(What this task involves):
A single run of lines is to be printed exactly: starting at the line with "Output the LaTeX" and ending at the line with "(7,8) -- (1147,8);", both included. Leave the pictures out.

Figure scripts:

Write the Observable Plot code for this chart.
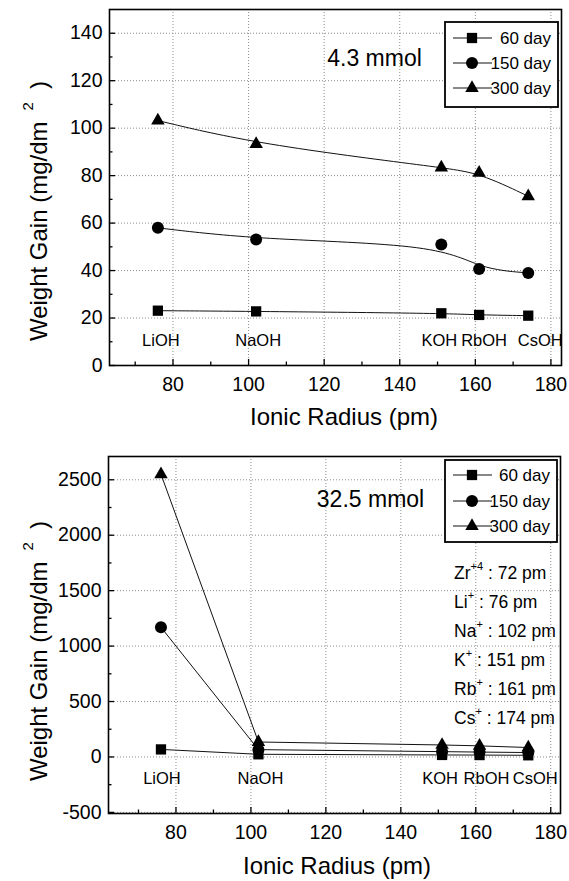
<!DOCTYPE html>
<html><head><meta charset="utf-8">
<script src="https://cdn.jsdelivr.net/npm/d3@7"></script>
<script src="https://cdn.jsdelivr.net/npm/@observablehq/plot@0.6"></script>
<style>body{margin:0;background:#fff} #chart{width:569px} svg{display:block}</style>
</head><body><div id="chart"></div>
<script>
// ---- data ----
const radius = [76, 102, 151, 161, 174];
const compounds = ["LiOH", "NaOH", "KOH", "RbOH", "CsOH"];
const seriesNames = ["60 day", "150 day", "300 day"];
const top60 = [23.1, 22.8, 22.0, 21.3, 21.0];
const top150 = [58.0, 53.1, 51.0, 40.7, 39.0];
const top300 = [103.2, 93.3, 83.4, 81.2, 71.3];
const bot60 = [68, 24, 18, 17, 15];
const bot150 = [1170, 66, 48, 44, 40];
const bot300 = [2550, 135, 108, 100, 85];
const xMajorTicks = [80, 100, 120, 140, 160, 180];
const xMinorTicks = [70, 90, 110, 130, 150, 170];
const topYTicks = [0, 20, 40, 60, 80, 100, 120, 140];
const topYMinor = [10, 30, 50, 70, 90, 110, 130];
const botYTicks = [-500, 0, 500, 1000, 1500, 2000, 2500];
const botYMinor = [-250, 250, 750, 1250, 1750, 2250];
const ions = ["Zr", "Li", "Na", "K", "Rb", "Cs"];
const ionCharges = ["+4", "+", "+", "+", "+", "+"];
const ionRadii = [72, 76, 102, 151, 161, 174];
const notes = ["4.3 mmol", "32.5 mmol"];

const W = 569;
const FONT = "'Liberation Sans', Arial, Helvetica, sans-serif";
const symbols = ["square", "circle", "triangle"];
const symR = [5.8, 6.0, 5.0];

function panel(cfg) {
  const {height, mt, mb, ml, mr, xDomain, yDomain, yTicks, yMinor, series, curve,
         labelY, labelShift, note, notePos, legendBox, legendRows, xLabelPos, yLabelPos} = cfg;
  const pxX = (W - ml - mr) / (xDomain[1] - xDomain[0]);
  const pxY = (height - mt - mb) / (yDomain[1] - yDomain[0]);
  const yb = yDomain[0], xl = xDomain[0];
  const rows = s => radius.map((r, i) => ({r, v: s[i], c: compounds[i]}));
  const grid = {stroke: "#8c8c8c", strokeDasharray: "1,2", strokeWidth: 1};
  const marks = [
    Plot.ruleX(xMajorTicks, {x: d => d, ...grid}),
    Plot.ruleY(yTicks.filter(t => t > yb + 1e-9), {y: d => d, ...grid}),
    Plot.ruleX(xMajorTicks, {x: d => d, y1: () => yb, y2: () => yb + 6 / pxY, stroke: "black", strokeWidth: 1.3}),
    Plot.ruleX(xMinorTicks, {x: d => d, y1: () => yb, y2: () => yb + 3.5 / pxY, stroke: "black", strokeWidth: 1.3}),
    Plot.ruleY(yTicks, {y: d => d, x1: () => xl, x2: () => xl + 6 / pxX, stroke: "black", strokeWidth: 1.3}),
    Plot.ruleY(yMinor, {y: d => d, x1: () => xl, x2: () => xl + 3.5 / pxX, stroke: "black", strokeWidth: 1.3}),
    Plot.frame({stroke: "black", strokeWidth: 1.6})
  ];
  series.forEach((s, k) => {
    marks.push(Plot.line(rows(s), {x: "r", y: "v", curve, stroke: "#111", strokeWidth: 1}));
  });
  series.forEach((s, k) => {
    marks.push(Plot.dot(rows(s), {x: "r", y: "v", symbol: symbols[k], r: symR[k], fill: "black", stroke: "none"}));
  });
  compounds.forEach((c, i) => {
    marks.push(Plot.text([c], {x: () => radius[i], y: () => labelY, text: d => d, dx: labelShift[i],
      fontSize: 16.5, fill: "black", lineAnchor: "middle"}));
  });
  marks.push(Plot.text([note], {frameAnchor: "top-left", dx: notePos[0] - ml, dy: notePos[1] - mt,
    text: d => d, fontSize: 23, textAnchor: "middle", lineAnchor: "middle", fill: "black"}));

  const svg = Plot.plot({
    width: W, height, marginTop: mt, marginBottom: mb, marginLeft: ml, marginRight: mr,
    x: {domain: xDomain, ticks: xMajorTicks, tickSize: 0, tickPadding: 12, tickFormat: d => String(d), label: null},
    y: {domain: yDomain, ticks: yTicks, tickSize: 0, tickPadding: 7, tickFormat: d => String(d), label: null},
    style: {fontFamily: FONT, fontSize: "19.5px", color: "black", background: "white", overflow: "visible"},
    marks
  });
  const g = d3.select(svg);
  // axis titles
  const yl = g.append("text")
    .attr("transform", `translate(${yLabelPos[0]},${yLabelPos[1]}) rotate(-90)`)
    .attr("text-anchor", "middle").attr("dominant-baseline", "central")
    .attr("font-family", FONT).attr("font-size", 24).attr("fill", "black");
  yl.append("tspan").text("Weight Gain (mg/dm ");
  yl.append("tspan").attr("font-size", 15).attr("dy", -11).text(" 2");
  yl.append("tspan").attr("dy", 11).text("  )");
  g.append("text").attr("x", xLabelPos[0]).attr("y", xLabelPos[1])
    .attr("text-anchor", "middle").attr("dominant-baseline", "central")
    .attr("font-family", FONT).attr("font-size", 24).attr("fill", "black")
    .text("Ionic Radius (pm)");
  // legend
  const [lx0, ly0, lx1, ly1] = legendBox;
  g.append("rect").attr("x", lx0).attr("y", ly0).attr("width", lx1 - lx0).attr("height", ly1 - ly0)
    .attr("fill", "white").attr("stroke", "black").attr("stroke-width", 1.8);
  seriesNames.forEach((name, k) => {
    const y = legendRows[k];
    g.append("line").attr("x1", lx0 + 8).attr("x2", lx0 + 47).attr("y1", y).attr("y2", y)
      .attr("stroke", "#111").attr("stroke-width", 1);
    const size = Math.PI * symR[k] * symR[k];
    const sym = [d3.symbolSquare, d3.symbolCircle, d3.symbolTriangle][k];
    g.append("path").attr("d", d3.symbol(sym, size)()).attr("transform", `translate(${lx0 + 27},${y})`)
      .attr("fill", "black");
    g.append("text").attr("x", lx1 - 7).attr("y", y).attr("text-anchor", "end")
      .attr("dominant-baseline", "central").attr("font-family", FONT).attr("font-size", 17)
      .attr("fill", "black").text(name);
  });
  return svg;
}

const topSvg = panel({
  height: 440, mt: 9, mb: 75, ml: 109, mr: 8,
  xDomain: [63.2, 182.8], yDomain: [0, 150], yTicks: topYTicks, yMinor: topYMinor,
  series: [top60, top150, top300], curve: "basis",
  labelY: 10.5, labelShift: [3, 2, -2, 5, 12],
  note: notes[0], notePos: [374, 58],
  legendBox: [445, 22, 558, 107], legendRows: [38, 63, 88],
  xLabelPos: [344, 416], yLabelPos: [38, 211]
});

const botSvg = panel({
  height: 441, mt: 16, mb: 68, ml: 108, mr: 9,
  xDomain: [62, 182.6], yDomain: [-510, 2710], yTicks: botYTicks, yMinor: botYMinor,
  series: [bot60, bot150, bot300], curve: "linear",
  labelY: -192, labelShift: [1, 2, -2, 7, 7],
  note: notes[1], notePos: [370, 59],
  legendBox: [445, 20, 557, 102], legendRows: [35, 61, 86],
  xLabelPos: [337, 425], yLabelPos: [38, 211]
});
// ion radius list
const gb = d3.select(botSvg);
ions.forEach((ion, i) => {
  const t = gb.append("text").attr("x", 454).attr("y", 133 + i * 29)
    .attr("text-anchor", "start")
    .attr("dominant-baseline", "central").attr("font-family", FONT).attr("font-size", 17.5).attr("fill", "black");
  t.append("tspan").text(ion);
  t.append("tspan").attr("font-size", 11).attr("dy", -7).text(ionCharges[i]);
  t.append("tspan").attr("dy", 7).text(" : " + ionRadii[i] + " pm");
});

const chart = document.getElementById("chart");
chart.appendChild(topSvg);
chart.appendChild(botSvg);
</script>
</body></html>
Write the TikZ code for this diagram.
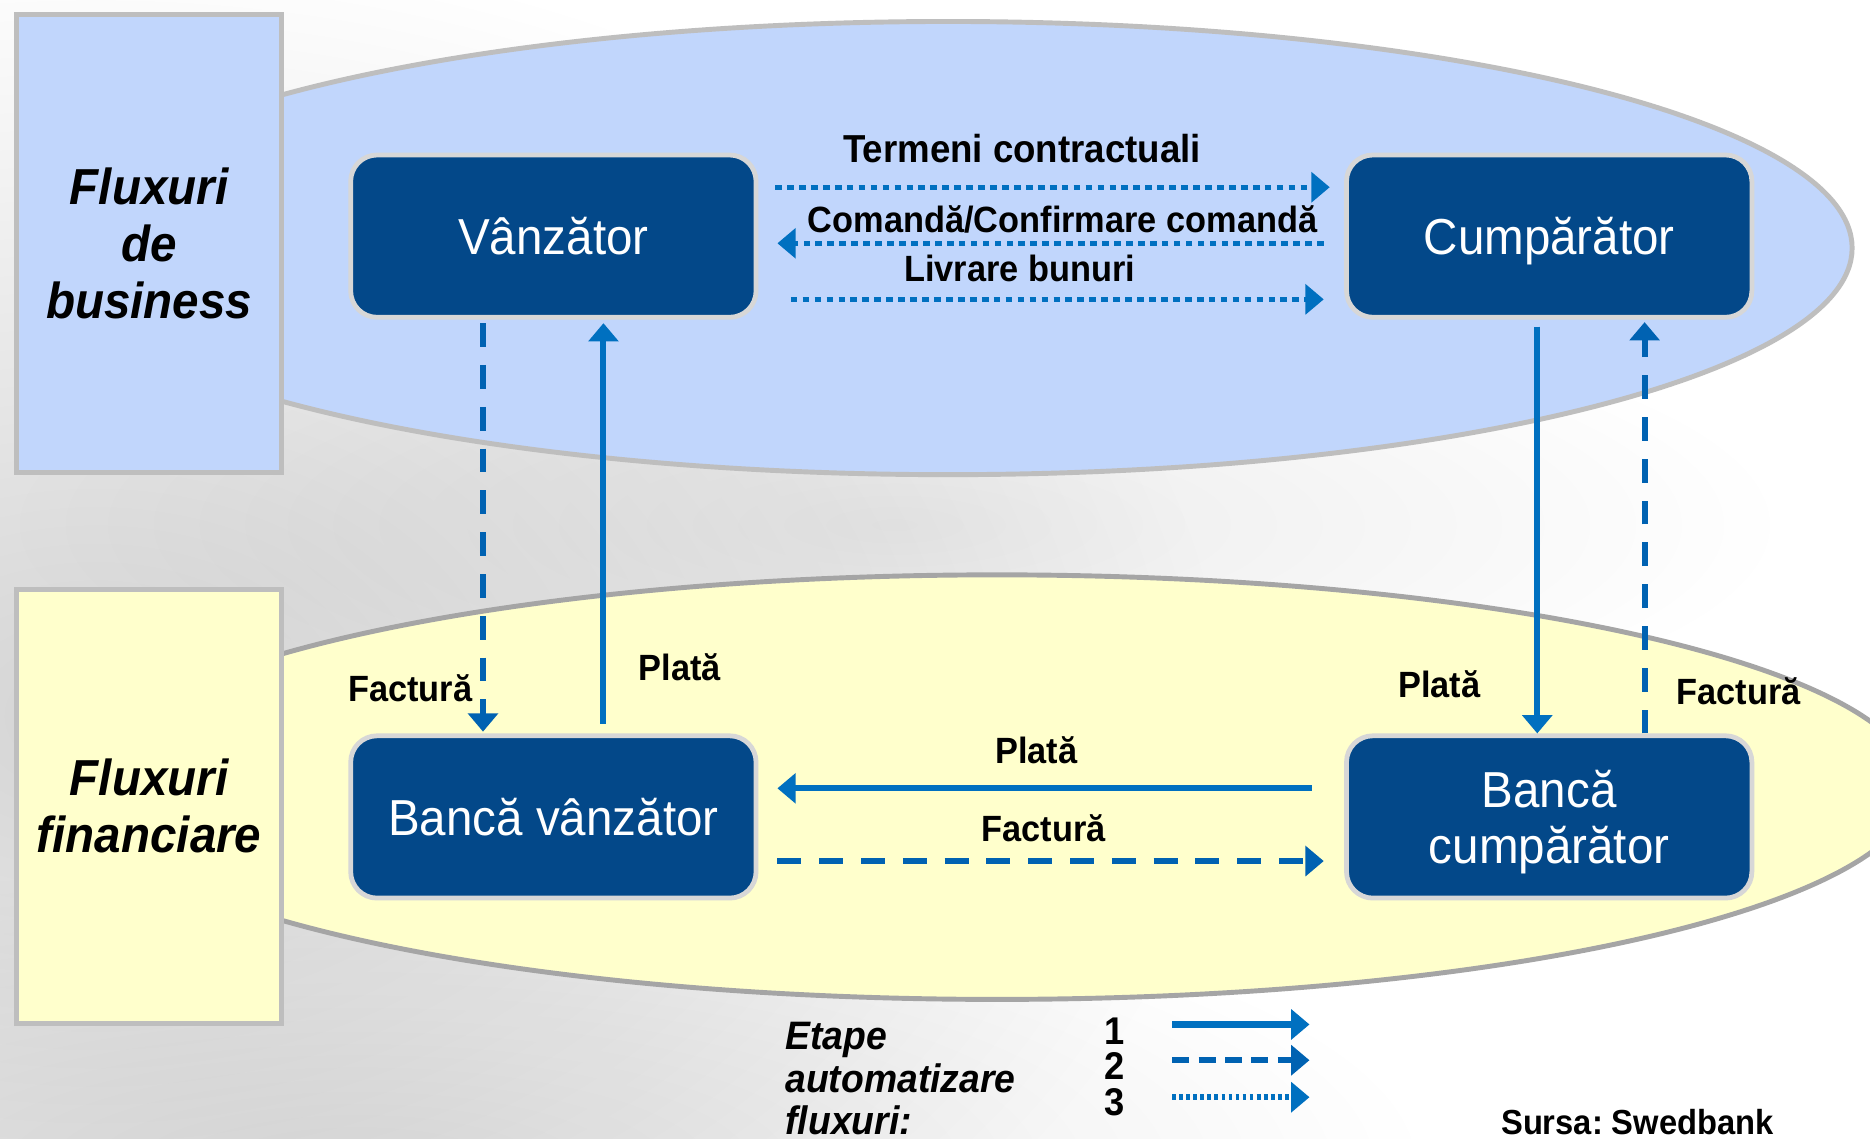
\documentclass[tikz,border=0pt]{standalone}
\usepackage{fontspec}
\setmainfont{Liberation Sans}[FakeStretch=0.94]
\usetikzlibrary{arrows.meta,fadings}
\definecolor{ellblue}{RGB}{193,214,252}
\definecolor{ellyel}{RGB}{255,255,204}
\definecolor{boxblue}{RGB}{3,72,137}
\definecolor{arrblue}{RGB}{0,112,192}
\definecolor{arrdark}{RGB}{0,98,178}
\definecolor{ellline}{RGB}{190,190,190}
\definecolor{ellline2}{RGB}{165,165,165}
\definecolor{boxline}{RGB}{215,215,215}
\definecolor{rectline}{RGB}{190,190,190}
\tikzfading[name=softfade, inner color=transparent!0, outer color=transparent!100]
\frenchspacing
\begin{document}
\begin{tikzpicture}[x=0.011926cm,y=-0.011926cm,
  entity/.style={draw=boxline, line width=1.36pt, fill=boxblue, rounded corners=7.5pt,
    minimum width=115.4pt, minimum height=46.2pt, text=white, align=center,
    font=\fontsize{14.4}{16}\selectfont, text depth=0pt, inner sep=0pt},
  area/.style={draw=rectline, line width=1.36pt, minimum width=75.3pt, align=center,
    font=\fontsize{14.4}{16.3}\selectfont\bfseries\itshape, inner sep=0pt},
  lbl/.style={font=\fontsize{10.4}{12}\selectfont\bfseries, anchor=base, inner sep=0pt},
  leg/.style={font=\fontsize{11.3}{13}\selectfont\bfseries\itshape, anchor=base west, inner sep=0pt},
  num/.style={font=\fontsize{11}{13}\selectfont\bfseries, anchor=base, inner sep=0pt},
  flow/.style={draw=arrblue, line width=1.7pt, -{Triangle[length=5.2pt,width=8.4pt]}},
  flowdash/.style={flow, draw=arrdark, dash pattern=on 6.8pt off 5.1pt},
  flowdot/.style={flow, line width=1.45pt, dash pattern=on 1.9pt off 1.5pt},
]
\useasboundingbox (0,0) rectangle (1568,955);
\fill[white] (0,0) rectangle (1568,955);
% background haze
\fill[black, opacity=0.17, path fading=softfade] (80,600) ellipse [x radius=950, y radius=650];
\fill[black, opacity=0.08, path fading=softfade] (750,440) ellipse [x radius=750, y radius=200];
\fill[black, opacity=0.10, path fading=softfade] (300,980) ellipse [x radius=900, y radius=260];

% ellipses
\draw[draw=ellline, line width=1.4pt, fill=ellblue] (795,208) ellipse [x radius=758, y radius=190];
\draw[draw=ellline2, line width=1.4pt, fill=ellyel] (836,660) ellipse [x radius=770, y radius=178];

% side panels
\node[area, fill=ellblue, minimum height=130.3pt] (biz) at (125,204) {Fluxuri\\de\\business};
\node[area, fill=ellyel, minimum height=123.5pt] (fin) at (125,676) {Fluxuri\\financiare};

% entities
\node[entity] (v) at (464,198) {Vânzător};
\node[entity] (c) at (1299,198) {Cumpărător};
\node[entity] (bv) at (464,685) {Bancă vânzător};
\node[entity] (bc) at (1299,685) {Bancă\\cumpărător};

% helper coordinates
\coordinate (xa) at (405,0);
\coordinate (xb) at (506,0);
\coordinate (xc) at (1289,0);
\coordinate (xd) at (1379,0);
\coordinate (ya) at (0,157);
\coordinate (yb) at (0,204);
\coordinate (yc) at (0,251);
\coordinate (yd) at (0,661);
\coordinate (ye) at (0,722);

% business flows
\draw[flowdot, shorten <=4.75pt, shorten >=4.1pt] (v.east |- ya) -- (c.west |- ya);
\draw[flowdot, shorten <=5.8pt, shorten >=5.4pt] (c.west |- yb) -- (v.east |- yb);
\draw[flowdot, shorten <=9.2pt, shorten >=5.8pt] (v.east |- yc) -- (c.west |- yc);

% vertical flows
\draw[flowdash, shorten <=1pt, shorten >=0.5pt] (v.south -| xa) -- (bv.north -| xa);
\draw[flow, shorten <=2.7pt, shorten >=1pt] (bv.north -| xb) -- (v.south -| xb);
\draw[flow, shorten <=2pt] (c.south -| xc) -- (bc.north -| xc);
\draw[flowdash, shorten >=0.7pt] (bc.north -| xd) -- (c.south -| xd);

% financial flows
\draw[flow, shorten <=9.2pt, shorten >=5.4pt] (bc.west |- yd) -- (bv.east |- yd);
\draw[flowdash, shorten <=5.4pt, shorten >=5.8pt] (bv.east |- ye) -- (bc.west |- ye);

% labels
\node[lbl, font=\fontsize{11.1}{13}\selectfont\bfseries] (t1) at (857,136) {Termeni contractuali};
\node[lbl] (t2) at (891,195) {Comandă/Confirmare comandă};
\node[lbl] (t3) at (855,236) {Livrare bunuri};
\node[lbl] (f1) at (344,588) {Factură};
\node[lbl] (p1) at (570,571) {Plată};
\node[lbl] (p2) at (1207,585) {Plată};
\node[lbl] (f2) at (1458,591) {Factură};
\node[lbl] (p3) at (869,640) {Plată};
\node[lbl] (f3) at (875,706) {Factură};

% legend
\node[leg] (e1) at (658,880) {Etape};
\node[leg] (e2) at (658,916) {automatizare};
\node[leg] (e3) at (658,951) {fluxuri:};
\node[num] (n1) at (935,876) {1};
\node[num] (n2) at (935,905) {2};
\node[num] (n3) at (935,935) {3};
\coordinate (l1s) at (983,859);
\coordinate (l1e) at (1098,859);
\coordinate (l2s) at (983,889);
\coordinate (l2e) at (1098,889);
\coordinate (l3s) at (983,920);
\coordinate (l3e) at (1098,920);
\draw[flow, line width=1.9pt] (l1s) -- (l1e);
\draw[flowdash, line width=1.8pt, dash pattern=on 4.8pt off 2.7pt] (l2s) -- (l2e);
\draw[flowdot, line width=1.6pt, dash pattern=on 1.1pt off 0.9pt] (l3s) -- (l3e);

\node[lbl, font=\fontsize{9.9}{12}\selectfont\bfseries] (src) at (1373,951) {Sursa: Swedbank};
\end{tikzpicture}
\end{document}
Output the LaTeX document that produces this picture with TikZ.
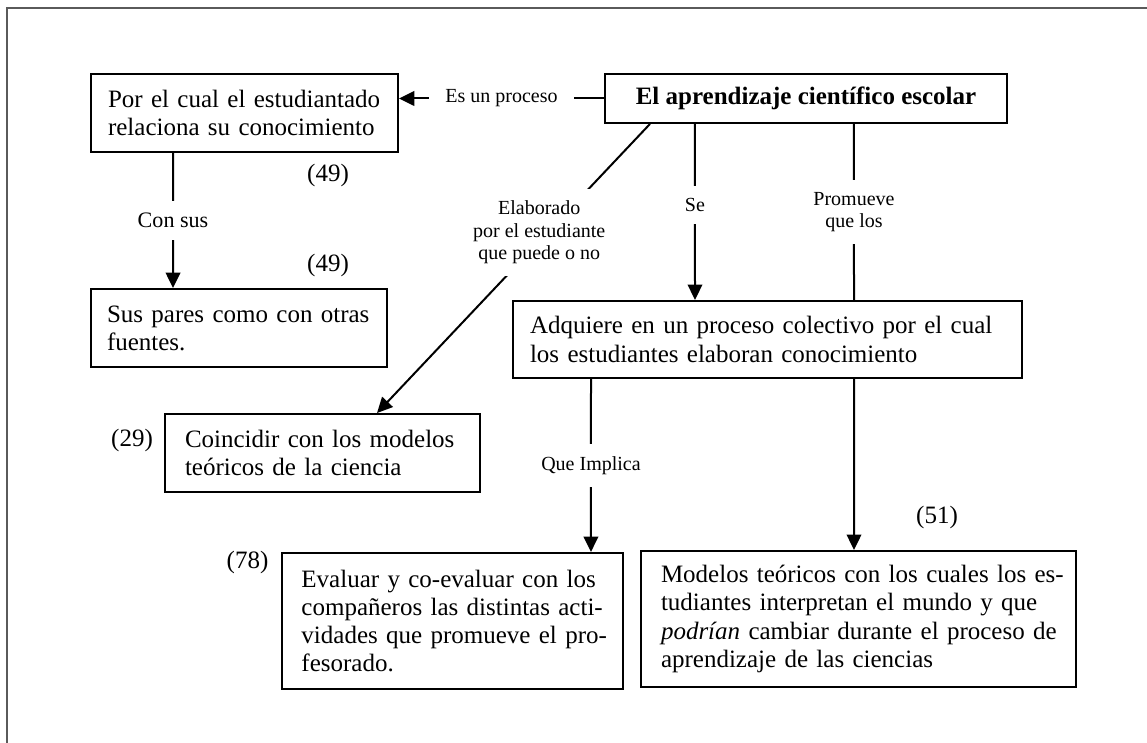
\documentclass[tikz,border=0pt]{standalone}
\usepackage{fontspec}
\setmainfont{Liberation Serif}
\usepackage{tikz}
\usetikzlibrary{positioning,calc,arrows.meta}
\definecolor{framegray}{RGB}{90,90,90}
\newcommand{\jline}[1]{\makebox[\hsize][s]{#1}}

\begin{document}
\begin{tikzpicture}[x=0.48pt,y=-0.48pt,
        >={Triangle[length=7.4pt,width=7pt]},
        concept/.style={draw,line width=0.96pt,inner ysep=0pt,align=left,
            font=\fontsize{12}{13.5}\selectfont,
            execute at begin node={\parindent=0pt}},
        link/.style={line width=0.96pt},
        lbl/.style={fill=white,inner xsep=8pt,inner ysep=5.8pt,
            font=\fontsize{9.6}{10.8}\selectfont},
        ref/.style={inner sep=0pt,font=\fontsize{12}{13.5}\selectfont}]
        \useasboundingbox (0,0) rectangle (1147,743);

        % Frame
        \draw[framegray,line width=0.96pt] (7,743) -- (7,8) -- (1147,8);

        % Concepts
        \node[concept,font=\fontsize{12}{13.5}\selectfont\bfseries,align=center,
            minimum width=193pt,minimum height=23.5pt] (apr) at (806,98.5)
            {El aprendizaje científico escolar};
        \node[concept,text width=131pt,inner xsep=8.16pt,minimum height=37.4pt] (proc) at (244.5,113)
            {Por el cual el estudiantado\\relaciona su conocimiento};
        \node[concept,text width=126.7pt,inner xsep=7.68pt,minimum height=37.4pt] (pares) at (239,328)
            {Sus pares como con otras\\fuentes.};
        \node[concept,text width=132pt,inner xsep=9.6pt,minimum height=37.4pt] (coin) at (322.5,453)
            {\jline{Coincidir con los modelos}\\teóricos de la ciencia};
        \node[concept,text width=228pt,inner xsep=8.16pt,minimum height=37pt] (adq) at (767.5,339.5)
            {\jline{Adquiere en un proceso colectivo por el cual}\\los estudiantes elaboran conocimiento};
        \node[concept,text width=145pt,inner xsep=9.36pt,minimum height=65.3pt] (eval) at (452.5,621)
            {\jline{Evaluar y co-evaluar con los}\\\jline{compañeros las distintas acti-}\\\jline{vidades que promueve el pro-}\\fesorado.};
        \node[concept,text width=189.6pt,inner xsep=9.6pt,minimum height=65.3pt] (mod) at (858.5,619)
            {\jline{Modelos teóricos con los cuales los es-}\\\jline{tudiantes interpretan el mundo y que}\\\jline{\textit{podrían} cambiar durante el proceso de}\\aprendizaje de las ciencias};

        % References
        \node[ref] (r49a) at (328,175) {(49)};
        \node[ref] (r49b) at (328,265) {(49)};
        \node[ref] (r29) at (132,440) {(29)};
        \node[ref] (r78) at (247.5,562) {(78)};
        \node[ref] (r51) at (937,517) {(51)};

        % Links
        \draw[->,link] (apr.west) -- (apr.west -| proc.east) node[lbl,midway] {Es un proceso};
        \draw[->,link] ($(proc.south west)+(83,0)$) -- ($(pares.north west)+(83,0)$)
            node[lbl,midway,font=\fontsize{10.6}{12}\selectfont] {Con sus};
        \draw[->,link] ($(apr.south west)+(46,0)$) -- ($(coin.north west)+(213,0)$)
            node[lbl,pos=0.375,xshift=-4pt,align=center] {Elaborado\\por el estudiante\\que puede o no};
        \draw[->,link] ($(apr.south west)+(91,0)$) -- ($(adq.north west)+(183,0)$)
            node[lbl,pos=0.46] {Se};
        \draw[link] ($(apr.south west)+(250,0)$) -- ($(adq.north west)+(342,0)$)
            node[lbl,midway,align=center] {Promueve\\que los};
        \draw[->,link] ($(adq.south west)+(342,0)$) -- ($(mod.north west)+(214,0)$);
        \draw[->,link] ($(adq.south west)+(79,0)$) -- ($(eval.north west)+(310,0)$) node[lbl,midway] {Que Implica};

    \end{tikzpicture}
\end{document}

(Output for this exercise):
Output the LaTeX document that produces this picture with TikZ.
\documentclass[tikz,border=0pt]{standalone}
\usepackage{fontspec}
\setmainfont{Liberation Serif}
\usepackage{tikz}
\usetikzlibrary{positioning,calc,arrows.meta}
\definecolor{framegray}{RGB}{90,90,90}
\newcommand{\jline}[1]{\makebox[\hsize][s]{#1}}

\begin{document}
\begin{tikzpicture}[x=0.48pt,y=-0.48pt,
        >={Triangle[length=7.4pt,width=7pt]},
        concept/.style={draw,line width=0.96pt,inner ysep=0pt,align=left,
            font=\fontsize{12}{13.5}\selectfont,
            execute at begin node={\parindent=0pt}},
        link/.style={line width=0.96pt},
        lbl/.style={fill=white,inner xsep=8pt,inner ysep=5.8pt,
            font=\fontsize{9.6}{10.8}\selectfont},
        ref/.style={inner sep=0pt,font=\fontsize{12}{13.5}\selectfont}]
        \useasboundingbox (0,0) rectangle (1147,743);

        % Frame
        \draw[framegray,line width=0.96pt] (7,743) -- (7,8) -- (1147,8);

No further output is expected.